Im moralischen Dilemma
Auf der Suche nach Arbeit erkennt ein Mann, was „Der Wert des Menschen“ist.
SAARBRÜCKEN (ry) Der 51-jährige Thierry (Vincent Lindon) verliert infolge der europäischen Wirtschaftskrise seine jahrelange Anstellung als Maschinist. Es ist ein harter Schlag für ihn, mit über 50 Jahren in das Schicksal der vielen Arbeitssuchenden geworfen zu werden. Thierry bleibt dennoch hartnäckig und unterzieht sich in der Hoffnung auf Arbeit demütigenden Bewerbungstrainings und etlichen Vorstellungsgesprächen. Seine Fortbildungen erweisen sich als nutzlos. Er muss erkennen, dass Arbeitslosigkeit bedeutet, sich Belehrungen gefallen zu lassen und in der entwürdigenden Rolle eines Bittstellers auf andere angewiesen zu sein.
Gefangen in der Maschinerie des Marktes ist er gezwungen, weit unter seinen Kompetenzen eine Stelle als Kaufhausdetektiv anzunehmen, um die sich allmählich häufenden Rechnungen seiner Familie bezahlen zu können. Jedoch machen gerade vor dieser Arbeit die Gesetze des Marktes keinen Halt. Thierry ist nicht nur gezwungen, die Diebstähle der Kunden, sondern auch die Verfehlungen der Mitarbeiter zu registrieren. Plötzlich aus der hilflosen Lage in eine Machtposition gerutscht, überträgt sich das beklemmende Unwohlsein Thierrys im Laufe des Films auch auf den Zuschauer. Besonders als er eine Kassiererin bloßstellen muss, weil sie ein paar Rabattcoupons eingesteckt hat, sträubt er sich innerlich gegen die von ihm so verhassten Mechanismen.

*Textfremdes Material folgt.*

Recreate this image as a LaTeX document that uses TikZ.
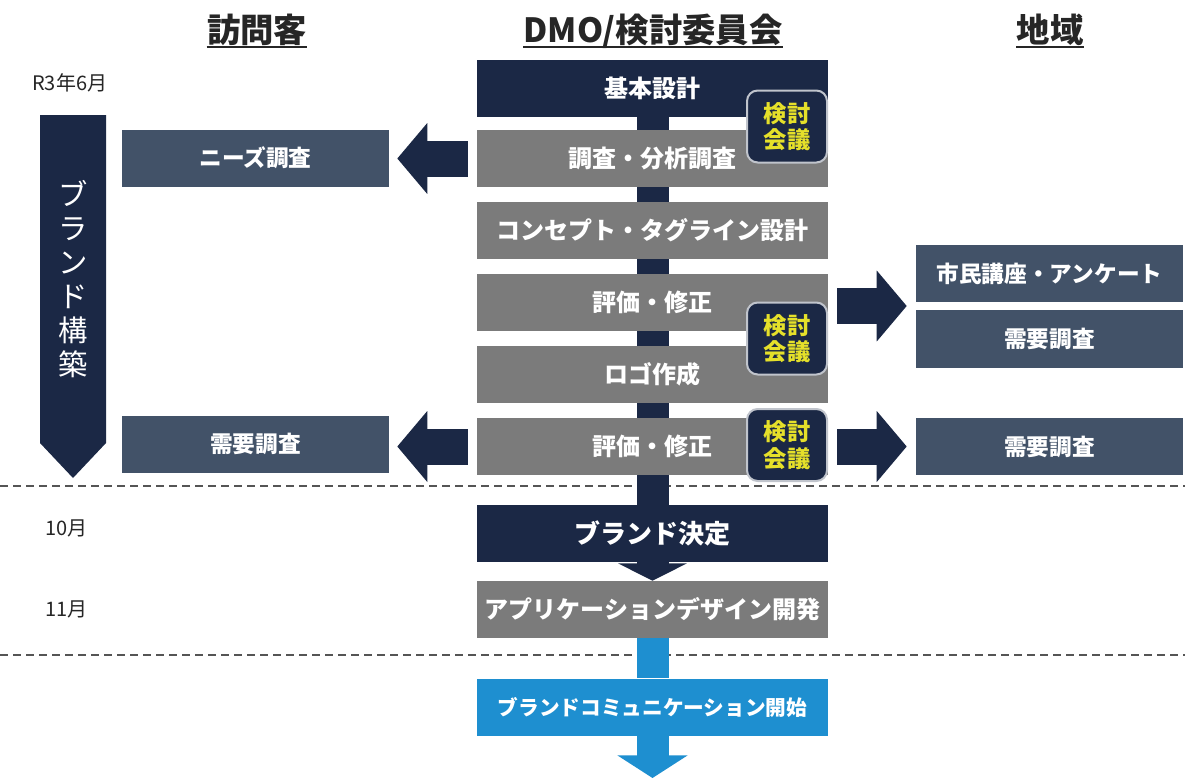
\documentclass[tikz,border=0pt]{standalone}
\usepackage{fontspec}
\setmainfont{Noto Sans CJK JP}
\usetikzlibrary{arrows.meta,backgrounds,calc}
\definecolor{navy}{HTML}{1B2845}
\definecolor{boxgray}{HTML}{7B7B7B}
\definecolor{slate}{HTML}{425268}
\definecolor{skyblue}{HTML}{1E8FD0}
\definecolor{yel}{HTML}{E5E02A}
\definecolor{badgeline}{HTML}{C0C4CC}
\definecolor{dashgray}{HTML}{555555}
\definecolor{headtext}{HTML}{262626}
\begin{document}
\begin{tikzpicture}[x=0.75pt,y=-0.75pt,
  cbox/.style={minimum width=263.25pt, minimum height=42.75pt, inner sep=0pt, text=white,
    font=\fontsize{18}{21}\selectfont\bfseries},
  sbox/.style={fill=slate, minimum width=200.25pt, minimum height=42.75pt, inner sep=0pt, text=white,
    font=\fontsize{17}{20}\selectfont\bfseries},
  badge/.style={fill=navy, draw=badgeline, line width=1.5pt, rounded corners=8pt,
    minimum width=60pt, minimum height=54pt, inner sep=0pt, align=center, text=yel,
    font=\fontsize{17.5}{20}\selectfont\bfseries},
  header/.style={anchor=base, inner sep=0pt, text=headtext, font=\fontsize{25}{28}\selectfont\bfseries},
  month/.style={anchor=west, inner sep=0pt, text=headtext, font=\fontsize{15}{17}\selectfont},
  harrow/.style={draw=navy, line width=27pt, -{Triangle[width=52pt,length=22.5pt]}},
  spine/.style={draw=navy, line width=24pt},
  dline/.style={draw=dashgray, line width=1.5pt, dash pattern=on 6pt off 3.75pt}
]
\useasboundingbox (0,0) rectangle (1185,778);

% headers
\node[header] (h1) at (257,42) {訪問客};
\node[header] (h2) at (653,42) {DMO/検討委員会};
\node[header] (h3) at (1050,42) {地域};
\foreach \h in {h1,h2,h3}{\draw[headtext, line width=1.3pt] ([yshift=-4pt]\h.base west) -- ([yshift=-4pt]\h.base east);}

% months
\node[month] (m1) at (32,83) {R3年6月};
\node[month] (m2) at (45,528) {10月};
\node[month] (m3) at (45,609) {11月};

% tall arrow
\fill[navy] (40,115) -- (106,115) -- (106,443) -- (73,478) -- (40,443) -- cycle;
\node[text=white, align=center, inner sep=0pt, font=\fontsize{22}{25.5}\selectfont] (bk) at (73,279) {ブ\\ラ\\ン\\ド\\構\\築};

% center boxes
\node[cbox, fill=navy] (b1) at (652.5,88) {基本設計};
\node[cbox, fill=boxgray] (b2) at (652.5,158.5) {調査・分析調査};
\node[cbox, fill=boxgray] (b3) at (652.5,230.5) {コンセプト・タグライン設計};
\node[cbox, fill=boxgray] (b4) at (652.5,302.5) {評価・修正};
\node[cbox, fill=boxgray] (b5) at (652.5,374.5) {ロゴ作成};
\node[cbox, fill=boxgray] (b6) at (652.5,446.5) {評価・修正};
\node[cbox, fill=navy, font=\fontsize{19.5}{22}\selectfont\bfseries] (b7) at (652.5,533.5) {ブランド決定};
\node[cbox, fill=boxgray] (b8) at (652.5,609.5) {アプリケーションデザイン開発};
\node[cbox, fill=skyblue, font=\fontsize{15.5}{18}\selectfont\bfseries] (b9) at (652.5,707) {ブランドコミュニケーション開始};

% side boxes
\node[sbox] (l1) at (255.5,158) {ニーズ調査};
\node[sbox] (l2) at (255.5,444) {需要調査};
\node[sbox] (r1) at (1049.5,273.5) {市民講座・アンケート};
\node[sbox, minimum height=43.5pt] (r2) at (1049.5,339) {需要調査};
\node[sbox] (r3) at (1049.5,446.5) {需要調査};

% badges
\node[badge] (k1) at (787,126.5) {検討\\会議};
\node[badge] (k2) at (787,338.5) {検討\\会議};
\node[badge] (k3) at (787,445) {検討\\会議};

% background: white page, dashed lines and spine
\begin{pgfonlayer}{background}
  \fill[white] (0,0) rectangle (1185,778);
  \coordinate (d1l) at (0,486); \coordinate (d1r) at (1185,486);
  \coordinate (d2l) at (0,655); \coordinate (d2r) at (1185,655);
  \draw[dline] (d1l) -- (d1r);
  \draw[dline] (d2l) -- (d2r);
  \draw[spine] (b1.south) -- (b7.north);
  \draw[draw=navy, line width=24pt, -{Triangle[width=51pt,length=13pt]}] (b7.south) -- (b8.north);
  \draw[draw=skyblue, line width=24pt] (b8.south) -- (b9.north);
\end{pgfonlayer}
\coordinate (bend) at (652.5,778);
\draw[draw=skyblue, line width=24pt, -{Triangle[width=52pt,length=17pt]}] (b9.south) -- (bend);

% horizontal arrows
\draw[harrow, shorten <=6.75pt, shorten >=6pt] (b2.west) -- (b2.west -| l1.east);
\draw[harrow, shorten <=6.75pt, shorten >=6pt] (b6.west) -- (b6.west -| l2.east);
\coordinate (rm) at ($(r1.south west)!0.5!(r2.north west)$);
\draw[harrow, shorten <=6.75pt, shorten >=6.75pt] (b4.east |- rm) -- (rm);
\draw[harrow, shorten <=6.75pt, shorten >=6.75pt] (b6.east) -- (b6.east -| r3.west);
\end{tikzpicture}
\end{document}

Regisseur Stéphane Brizé („Mademoiselle Chambon“) hat das Talent, den Kleinigkeiten, die normalerweise im monotonen Rauschen des Alltags untergehen, Ausdruck zu verleihen und sie sogar zum zentralen Thema seiner Filme zu machen. So auch bei „Der Wert des Menschen“, der zudem einen stark dokumentarischen Charakter hat. Die Kameraführung des Doku-Filmers Eric Dumont wird durch das unglaublich sensible und authentische Spiel von Vincent Lindon, der für seine Leistung unter anderem einen „César“und in „Cannes“den Preis als bester Darsteller erhielt, ergänzt. Auf den dortigen Filmfestspielen wurde das Werk 2015 auch uraufgeführt, bevor er in den französischen Kinos anlief. Der Film gibt eine bedrückende Wahrheit wieder, indem er der Gesellschaft den Spiegel vorhält.
Neben Vincent Lindon sind in dem Drama noch Karine de Mirbeck als seine Frau und Matthieu Schaller als sein Sohn zu sehen. Die anderen auftretenden Personen hingegen haben nur kleine Rollen und werden von Laien dargestellt, die sich quasi selbst spielen. Die anfangs erwähnte Kassiererin geht zum Beispiel dieser Tätigkeit auch in der Wirklichkeit nach.